Não é só o poder econômico que migra do Ocidente para os emergentes; é também a capacidade de liderar DAVOS - Que há uma maciça transferência de riqueza e poder econômico do mundo rico para os emergentes, sobretudo China, é fato sabido. Os números citados ontem, em debate sobre o panorama da economia global, são eloquentes: de 2007, o ano prévio à eclosão da mais recente grande crise, até as previsões divulgadas na semana passada pelo FMI, o crescimento da China terá sido de 60%; o dos países emergentes da Ásia, de 50%; dos demais emergentes, 35%. Do mundo rico, zero.
Menos visível e, por isso menos comentada, é uma mudança que se poderia chamar de política e cultural.
Robert Zoellick, presidente do Banco Mundial, contou que, na recente cúpula do G20 em Cannes, ele ficara observando como os líderes dos países emergentes (Dilma Rousseff estava entre eles) olhavam para seus colegas dos países ricos.
Percebiam, segundo Zoellick, muita confusão e sentiam-se frustrados. Havia até certo desdém.
Para ele, essa transferência em benefício dos emergentes não é só econômica, também "é de percepções, é de atitudes", diz. Consequência inescapável: "O mundo nunca mais voltará ao ponto em que estava" [até a crise de 2008, que, na verdade, continua se desdobrando].
Se, em vez do sóbrio Zoellick, fosse o exuberante Luiz Inácio Lula da Silva, diria que os "brancos de olhos azuis" estão perdendo o lugar como faróis do planeta.
Talvez seja ilustrativo da mudança cultural o fato de que o único participante da mesa aplaudido ontem foi Donald Tsang, executivo-chefe de Hong Kong, quando disse que os ajustes até agora feitos para enfrentar a crise "esqueceram o povo".
Em todo o caso, a transferência de poder econômico e a desvalorização dos "brancos de olhos azuis" não significam que emergentes e ricos vivam situações muito diferentes. Tanto que Tsang, que não tem olhos azuis e governa uma região administrativa da China, que vai crescer mais de 8% este ano, contou, não obstante, que, em seus 40 anos de vida pública, jamais sentira tanto medo como agora.
"Ninguém está imune" [à crise], completou Christine Lagarde, a diretora-gerente do FMI.
O medo de Tsang é fácil de explicar: como disse Martin Wolf, moderador do debate e principal colunista do "Financial Times", a crise já tem 4,5 anos de vida, "e ninguém pode dizer que ela está superada".
O problema maior é que a discussão econômica, principalmente em torno da crise na eurozona, gira em falso. Pelo menos desde o G20 de Cannes, três meses atrás, os parceiros da Europa cobram o tal "firewall", um fundo de proteção sólido o suficiente para evitar que países grandes como Espanha e Itália quebrem como quebraram Grécia, Irlanda e Portugal.

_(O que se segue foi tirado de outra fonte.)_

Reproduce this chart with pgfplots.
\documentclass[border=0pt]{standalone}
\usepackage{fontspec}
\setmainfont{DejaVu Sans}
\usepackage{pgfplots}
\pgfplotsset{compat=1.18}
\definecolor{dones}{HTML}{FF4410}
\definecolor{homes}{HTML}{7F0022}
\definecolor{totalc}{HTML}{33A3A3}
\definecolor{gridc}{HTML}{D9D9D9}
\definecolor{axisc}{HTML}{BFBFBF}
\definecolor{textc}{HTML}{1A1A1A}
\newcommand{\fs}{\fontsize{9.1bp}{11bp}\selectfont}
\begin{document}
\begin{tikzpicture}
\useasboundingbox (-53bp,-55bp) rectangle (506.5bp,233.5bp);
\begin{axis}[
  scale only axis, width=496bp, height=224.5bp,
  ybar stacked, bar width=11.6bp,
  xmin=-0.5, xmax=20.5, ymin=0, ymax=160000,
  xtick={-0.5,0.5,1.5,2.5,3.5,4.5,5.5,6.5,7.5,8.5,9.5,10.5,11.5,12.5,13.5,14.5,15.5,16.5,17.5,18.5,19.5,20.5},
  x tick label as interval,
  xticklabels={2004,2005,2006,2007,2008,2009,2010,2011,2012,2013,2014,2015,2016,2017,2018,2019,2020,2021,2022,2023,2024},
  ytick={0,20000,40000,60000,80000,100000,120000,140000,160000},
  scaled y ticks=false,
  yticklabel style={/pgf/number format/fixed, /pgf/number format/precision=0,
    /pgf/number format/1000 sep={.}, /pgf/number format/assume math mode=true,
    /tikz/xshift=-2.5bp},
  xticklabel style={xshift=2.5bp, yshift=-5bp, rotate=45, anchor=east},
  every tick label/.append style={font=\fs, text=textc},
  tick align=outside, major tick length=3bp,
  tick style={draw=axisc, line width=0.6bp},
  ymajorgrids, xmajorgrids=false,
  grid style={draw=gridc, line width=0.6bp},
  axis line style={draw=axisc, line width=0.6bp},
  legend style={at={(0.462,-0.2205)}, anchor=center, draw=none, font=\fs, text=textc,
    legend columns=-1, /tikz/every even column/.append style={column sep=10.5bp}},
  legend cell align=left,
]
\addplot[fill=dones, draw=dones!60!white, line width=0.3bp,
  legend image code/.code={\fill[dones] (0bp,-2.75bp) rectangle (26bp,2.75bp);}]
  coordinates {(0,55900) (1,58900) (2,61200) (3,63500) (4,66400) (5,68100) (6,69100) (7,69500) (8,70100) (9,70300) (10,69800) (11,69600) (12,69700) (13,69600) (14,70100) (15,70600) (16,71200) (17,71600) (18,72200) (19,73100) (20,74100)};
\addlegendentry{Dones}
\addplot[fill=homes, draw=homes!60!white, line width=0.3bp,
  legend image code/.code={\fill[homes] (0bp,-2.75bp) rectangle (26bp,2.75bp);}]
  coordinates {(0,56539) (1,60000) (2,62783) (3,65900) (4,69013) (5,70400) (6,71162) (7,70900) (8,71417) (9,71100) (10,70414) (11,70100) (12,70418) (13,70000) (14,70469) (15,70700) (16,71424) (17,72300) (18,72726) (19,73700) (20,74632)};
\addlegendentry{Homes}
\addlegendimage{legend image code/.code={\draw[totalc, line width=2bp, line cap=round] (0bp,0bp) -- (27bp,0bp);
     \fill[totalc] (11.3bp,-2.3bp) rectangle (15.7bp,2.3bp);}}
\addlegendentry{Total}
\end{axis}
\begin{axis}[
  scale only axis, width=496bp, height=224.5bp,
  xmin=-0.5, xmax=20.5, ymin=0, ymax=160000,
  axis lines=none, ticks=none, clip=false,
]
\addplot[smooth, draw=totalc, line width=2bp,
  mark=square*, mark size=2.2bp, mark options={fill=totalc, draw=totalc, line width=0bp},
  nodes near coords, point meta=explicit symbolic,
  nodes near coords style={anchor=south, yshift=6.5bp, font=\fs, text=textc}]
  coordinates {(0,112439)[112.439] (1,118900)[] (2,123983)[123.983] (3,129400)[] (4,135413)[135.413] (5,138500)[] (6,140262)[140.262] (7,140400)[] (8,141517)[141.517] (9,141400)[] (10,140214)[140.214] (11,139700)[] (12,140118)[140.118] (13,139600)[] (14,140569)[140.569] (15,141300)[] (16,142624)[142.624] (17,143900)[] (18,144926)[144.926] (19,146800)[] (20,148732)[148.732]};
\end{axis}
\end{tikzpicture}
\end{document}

Christine Lagarde chegou ao gesto teatral de erguer do chão a bolsa marrom que levara para o debate, mostrá-la aos debatedores e ao público, na esperança -brincou- de "coletar um pouco de dinheiro", naturalmente para o que ela chamou de "firewall decente".
Ninguém se animou a contribuir. Nem mesmo com ideias e propostas originais para justificar o rótulo de Davos como "montanha mágica", por ter sido o cenário do clássico de Thomas Mann com esse nome.